Qué cosas, B. Estaba leyendo tu estupendo reportaje cuando me llegó tu comentario. Iba por los 15 años necesarios para conducir un ciclomotor, los 13 para las relaciones sexuales. Muy interesante.
Buena receta para el perdón. Lástima que por perdonarlo no sepamos el nombre del censor para escarnecerlo un pelín y que escarmiente.
Lo siento, esta vez dejo a un lado los parabienes por tu mesura, tu prudencia, tu reacción ante tamaña felonía y voy directamente al turrón.
El reverso tenebroso de mi lado más cotilla te dice: Cuenta, cuenta, no nos dejes con la intriga hombre.

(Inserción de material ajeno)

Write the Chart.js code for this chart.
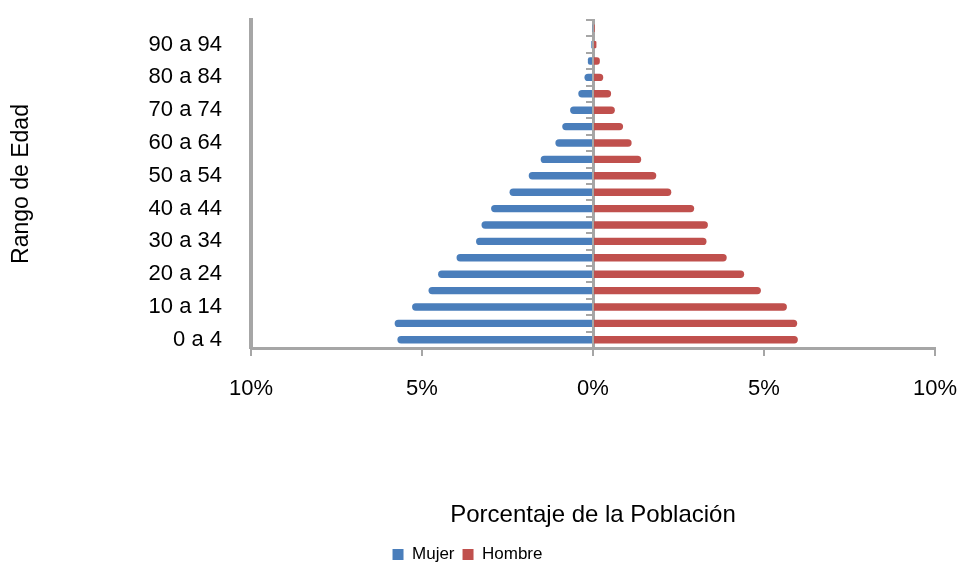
<!DOCTYPE html>
<html>
<head>
<meta charset="utf-8">
<script src="https://cdn.jsdelivr.net/npm/chart.js@4.4.1/dist/chart.umd.min.js"></script>
<style>
  html, body { margin: 0; padding: 0; background: #fff; }
  #wrap { width: 960px; height: 573px; }
</style>
</head>
<body>
<div id="wrap"><canvas id="myChart" width="960" height="573"></canvas></div>
<script>
const ageGroups = ['0 a 4', '5 a 9', '10 a 14', '15 a 19', '20 a 24', '25 a 29', '30 a 34', '35 a 39',
  '40 a 44', '45 a 49', '50 a 54', '55 a 59', '60 a 64', '65 a 69', '70 a 74', '75 a 79',
  '80 a 84', '85 a 89', '90 a 94', '95 a 99'];

// percentages
const mujer = [5.72, 5.80, 5.29, 4.81, 4.53, 3.99, 3.42, 3.26, 2.98, 2.44,
  1.88, 1.53, 1.10, 0.90, 0.67, 0.43, 0.25, 0.15, 0.05, 0.02];
const hombre = [5.99, 5.97, 5.67, 4.91, 4.42, 3.91, 3.32, 3.36, 2.96, 2.29,
  1.85, 1.41, 1.13, 0.88, 0.64, 0.53, 0.30, 0.20, 0.10, 0.05];

const xTicks = [-10, -5, 0, 5, 10];

const FONT = "'Liberation Sans', Arial, sans-serif";
const AXIS_GRAY = '#a6a6a6';

const ctx = document.getElementById('myChart').getContext('2d');

new Chart(ctx, {
  type: 'bar',
  data: {
    labels: ageGroups,
    datasets: [
      {
        label: 'Mujer',
        data: mujer.map(v => -v),
        backgroundColor: '#4a7ebb',
        borderRadius: 4,
        borderSkipped: 'start',
        barPercentage: 0.45,
        categoryPercentage: 1,
        yAxisID: 'y'
      },
      {
        label: 'Hombre',
        data: hombre,
        backgroundColor: '#c0504d',
        borderRadius: 4,
        borderSkipped: 'start',
        barPercentage: 0.45,
        categoryPercentage: 1,
        yAxisID: 'y'
      }
    ]
  },
  options: {
    indexAxis: 'y',
    responsive: false,
    animation: false,
    layout: { padding: { top: 20, right: 25, left: 0, bottom: 0 } },
    scales: {
      x: {
        stacked: true,
        min: -10,
        max: 10,
        afterBuildTicks: s => { s.ticks = xTicks.map(v => ({ value: v })); },
        afterFit: s => { s.height = 190; s.paddingLeft = 0; s.paddingRight = 0; },
        ticks: {
          callback: v => Math.abs(v) + '%',
          color: '#000',
          padding: 20,
          maxRotation: 0,
          font: { family: FONT, size: 22 }
        },
        grid: { drawOnChartArea: false, color: AXIS_GRAY, tickLength: 8, lineWidth: 2 },
        border: { color: AXIS_GRAY, width: 3 },
        title: {
          display: true,
          text: 'Porcentaje de la Población',
          color: '#000',
          font: { family: FONT, size: 24 },
          padding: { top: 100, bottom: 8 }
        }
      },
      y: {
        stacked: true,
        reverse: true,
        position: 'left',
        afterFit: s => { s.width = 251; s.paddingTop = 0; s.paddingBottom = 0; },
        ticks: {
          autoSkip: false,
          callback: function (v, i) { return i % 2 === 0 ? this.getLabelForValue(v) : ''; },
          color: '#000',
          padding: 21,
          font: { family: FONT, size: 22 }
        },
        grid: { display: false },
        border: { color: AXIS_GRAY, width: 4 },
        title: {
          display: true,
          text: 'Rango de Edad',
          color: '#000',
          font: { family: FONT, size: 23 },
          padding: { top: 8, bottom: 0 }
        }
      },
      yc: {
        type: 'category',
        reverse: true,
        position: { x: 0 },
        offset: true,
        ticks: { display: false },
        grid: { drawOnChartArea: false, offset: true, color: AXIS_GRAY, tickLength: 6, lineWidth: 2 },
        border: { color: AXIS_GRAY, width: 3 }
      }
    },
    plugins: {
      legend: {
        position: 'bottom',
        labels: {
          color: '#000',
          boxWidth: 11,
          boxHeight: 11,
          padding: 8,
          font: { family: FONT, size: 17 }
        }
      },
      tooltip: { enabled: false }
    }
  }
});
</script>
</body>
</html>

Yo también tendría curiosidad, Manupé, y como Cotta pensaría que sería bueno saber el nombre de L. En realidad, confieso que no es sólo virtud mi frialdad, querido Ridao, sino también estrategia. A los que les conté la historia con pelos y señales (véanse AnaCó y Batiscafo, que saben de lo y del que hablo) les aburrí bastante. Son pelitos y señalitas que no tienen importancia más que para el interesado, para el tachado. En cualquier caso, muchas gracias por el interés.
Genial. Francamente genial. Cuánto me queda por aprender...
Pues sí, nos ahorraríamos unos cuantos berrinches, así interesantes ellos.